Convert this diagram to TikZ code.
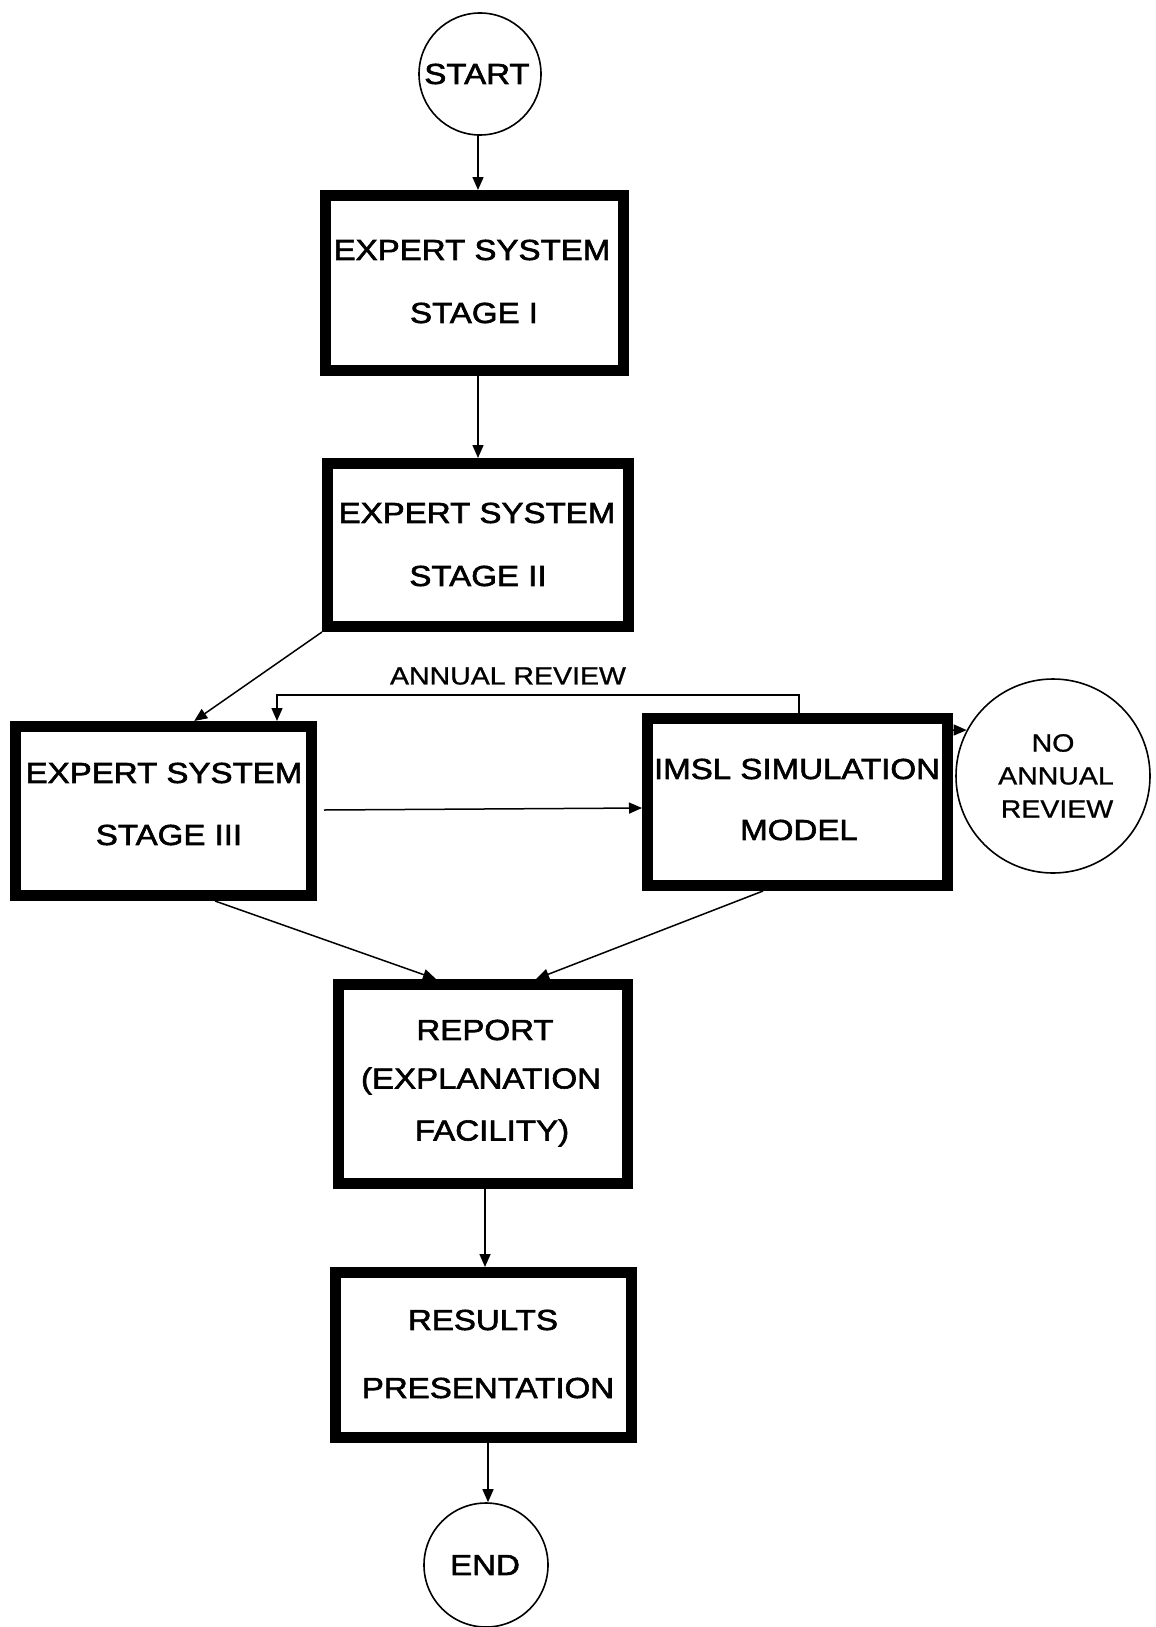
\documentclass[tikz,border=0pt]{standalone}
\usepackage{fontspec}
\setmainfont[FakeStretch=1.14,FakeBold=2]{Liberation Sans}
\newfontfamily\smallfont[FakeStretch=1.14,FakeBold=1]{Liberation Sans}
\usetikzlibrary{arrows.meta,calc}
\begin{document}
\begin{tikzpicture}[x=1pt,y=-1pt,
  boxnode/.style={draw,line width=11pt,fill=white,inner sep=0pt,align=center},
  circnode/.style={draw,circle,line width=1.6pt,fill=white,inner sep=0pt},
  conn/.style={line width=1.5pt,-{Triangle[length=13pt,width=11pt]}},
  big/.style={font=\fontsize{29}{34}\selectfont},
  small/.style={font=\smallfont\fontsize{25}{29}\selectfont}]
\useasboundingbox (0,0) rectangle (1156,1627);
\fill[white] (0,0) rectangle (1156,1627);
% circles
\node[circnode,minimum size=122pt] (start) at (480,74) {};
\node[big] at (477,74) {START};
\node[circnode,minimum size=194pt] (no) at (1053,776) {};
\node[circnode,minimum size=124pt] (end) at (486,1565) {};
\node[big] at (485,1565) {END};
% boxes
\node[boxnode,minimum width=298pt,minimum height=175pt] (b1) at (474.5,283) {};
\node[boxnode,minimum width=301pt,minimum height=163pt] (b2) at (478,545) {};
\node[boxnode,minimum width=296pt,minimum height=169pt] (b3) at (163.5,811) {};
\node[boxnode,minimum width=300pt,minimum height=167pt] (imsl) at (797.5,802) {};
\node[boxnode,minimum width=289pt,minimum height=199pt] (rep) at (483,1084) {};
\node[boxnode,minimum width=296pt,minimum height=165pt] (res) at (483.5,1355) {};
% texts
\node[big] at (472,250) {EXPERT SYSTEM};
\node[big] at (474,313) {STAGE I};
\node[big] at (477,513) {EXPERT SYSTEM};
\node[big] at (478,576) {STAGE II};
\node[big] at (164,773) {EXPERT SYSTEM};
\node[big] at (169,835) {STAGE III};
\node[big] at (797,769) {IMSL SIMULATION};
\node[big] at (799,830) {MODEL};
\node[small] at (1053,743) {NO};
\node[small] at (1056,776) {ANNUAL};
\node[small] at (1057,809) {REVIEW};
\node[small] at (508,676) {ANNUAL REVIEW};
\node[big] at (485,1030) {REPORT};
\node[big] at (481,1081) {(EXPLANATION};
\node[big] at (492,1133) {FACILITY)};
\node[big] at (483,1320) {RESULTS};
\node[big] at (488,1388) {PRESENTATION};
% connectors
\coordinate (s1) at (478,135);
\coordinate (x1) at (478,0);
\coordinate (x3a) at (215,0);
\coordinate (x3b) at (436,0);
\coordinate (xia) at (763,0);
\coordinate (xib) at (536,0);
\coordinate (xr) at (485,0);
\coordinate (xs) at (488,0);
\coordinate (xim) at (799,0);
\coordinate (x3r) at (277,0);
\coordinate (ar1) at (799,695);
\coordinate (ar2) at (277,695);
\coordinate (h1) at (324,810);
\coordinate (h2) at (642,808);
\coordinate (lp) at (953,730);
\draw[conn] (s1) -- (x1 |- b1.north);
\draw[conn] (x1 |- b1.south) -- (x1 |- b2.north);
\draw[conn] (b2.south west) -- ($(b3.north west)!0.6!(b3.north east)$);
\draw[conn] (xim |- imsl.north) -- (ar1) -- (ar2) -- (x3r |- b3.north);
\draw[conn] (h1) -- (h2);
\draw[conn] (lp) -- (no.152);
\draw[conn] (x3a |- b3.south) -- (x3b |- rep.north);
\draw[conn] (xia |- imsl.south) -- (xib |- rep.north);
\draw[conn] (xr |- rep.south) -- (xr |- res.north);
\draw[conn] (xs |- res.south) -- (xs |- end.north);
\end{tikzpicture}
\end{document}
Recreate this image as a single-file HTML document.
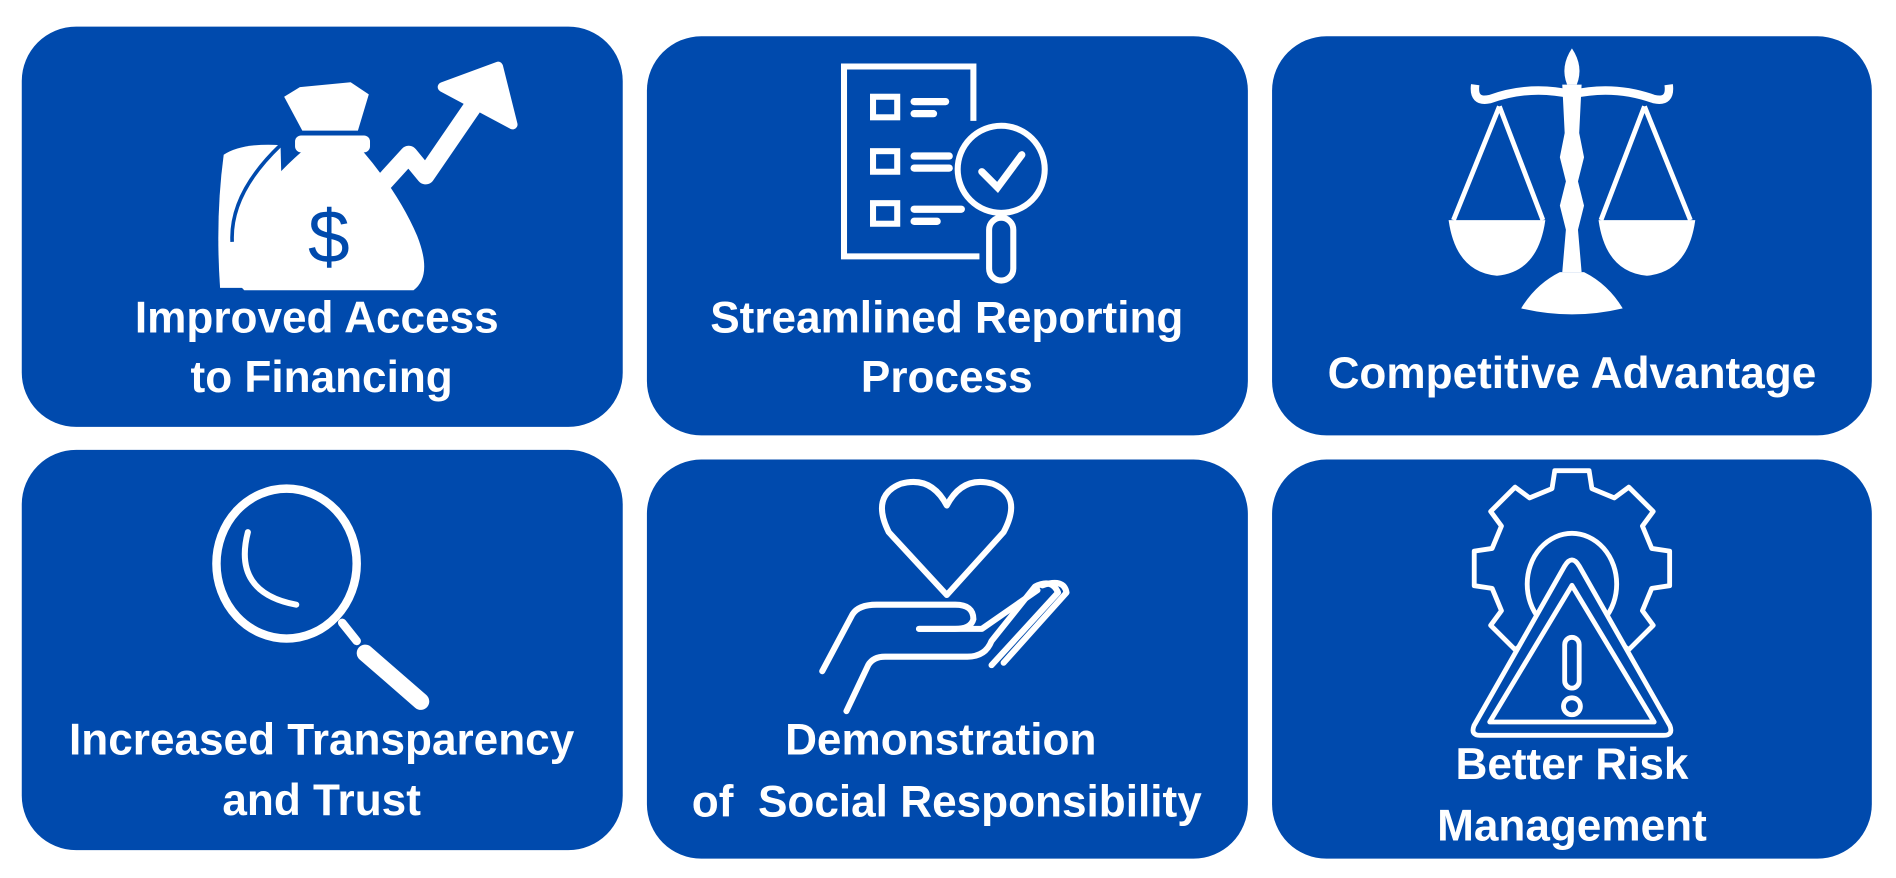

→ **Written task**: Copy out all the data exactly; skip the pictures.

→ **Complete response**:
Convert this diagram to TikZ code.
\documentclass[tikz,border=0pt]{standalone}
\usepackage{fontspec}
\setmainfont[FakeStretch=1.14,FakeBold=2]{Liberation Sans}
\newfontfamily\smallfont[FakeStretch=1.14,FakeBold=1]{Liberation Sans}
\usetikzlibrary{arrows.meta,calc}
\begin{document}
\begin{tikzpicture}[x=1pt,y=-1pt,
  boxnode/.style={draw,line width=11pt,fill=white,inner sep=0pt,align=center},
  circnode/.style={draw,circle,line width=1.6pt,fill=white,inner sep=0pt},
  conn/.style={line width=1.5pt,-{Triangle[length=13pt,width=11pt]}},
  big/.style={font=\fontsize{29}{34}\selectfont},
  small/.style={font=\smallfont\fontsize{25}{29}\selectfont}]
\useasboundingbox (0,0) rectangle (1156,1627);
\fill[white] (0,0) rectangle (1156,1627);
% circles
\node[circnode,minimum size=122pt] (start) at (480,74) {};
\node[big] at (477,74) {START};
\node[circnode,minimum size=194pt] (no) at (1053,776) {};
\node[circnode,minimum size=124pt] (end) at (486,1565) {};
\node[big] at (485,1565) {END};
% boxes
\node[boxnode,minimum width=298pt,minimum height=175pt] (b1) at (474.5,283) {};
\node[boxnode,minimum width=301pt,minimum height=163pt] (b2) at (478,545) {};
\node[boxnode,minimum width=296pt,minimum height=169pt] (b3) at (163.5,811) {};
\node[boxnode,minimum width=300pt,minimum height=167pt] (imsl) at (797.5,802) {};
\node[boxnode,minimum width=289pt,minimum height=199pt] (rep) at (483,1084) {};
\node[boxnode,minimum width=296pt,minimum height=165pt] (res) at (483.5,1355) {};
% texts
\node[big] at (472,250) {EXPERT SYSTEM};
\node[big] at (474,313) {STAGE I};
\node[big] at (477,513) {EXPERT SYSTEM};
\node[big] at (478,576) {STAGE II};
\node[big] at (164,773) {EXPERT SYSTEM};
\node[big] at (169,835) {STAGE III};
\node[big] at (797,769) {IMSL SIMULATION};
\node[big] at (799,830) {MODEL};
\node[small] at (1053,743) {NO};
\node[small] at (1056,776) {ANNUAL};
\node[small] at (1057,809) {REVIEW};
\node[small] at (508,676) {ANNUAL REVIEW};
\node[big] at (485,1030) {REPORT};
\node[big] at (481,1081) {(EXPLANATION};
\node[big] at (492,1133) {FACILITY)};
\node[big] at (483,1320) {RESULTS};
\node[big] at (488,1388) {PRESENTATION};
% connectors
\coordinate (s1) at (478,135);
\coordinate (x1) at (478,0);
\coordinate (x3a) at (215,0);
\coordinate (x3b) at (436,0);
\coordinate (xia) at (763,0);
\coordinate (xib) at (536,0);
\coordinate (xr) at (485,0);
\coordinate (xs) at (488,0);
\coordinate (xim) at (799,0);
\coordinate (x3r) at (277,0);
\coordinate (ar1) at (799,695);
\coordinate (ar2) at (277,695);
\coordinate (h1) at (324,810);
\coordinate (h2) at (642,808);
\coordinate (lp) at (953,730);
\draw[conn] (s1) -- (x1 |- b1.north);
\draw[conn] (x1 |- b1.south) -- (x1 |- b2.north);
\draw[conn] (b2.south west) -- ($(b3.north west)!0.6!(b3.north east)$);
\draw[conn] (xim |- imsl.north) -- (ar1) -- (ar2) -- (x3r |- b3.north);
\draw[conn] (h1) -- (h2);
\draw[conn] (lp) -- (no.152);
\draw[conn] (x3a |- b3.south) -- (x3b |- rep.north);
\draw[conn] (xia |- imsl.south) -- (xib |- rep.north);
\draw[conn] (xr |- rep.south) -- (xr |- res.north);
\draw[conn] (xs |- res.south) -- (xs |- end.north);
\end{tikzpicture}
\end{document}
Recreate this image as a single-file HTML document.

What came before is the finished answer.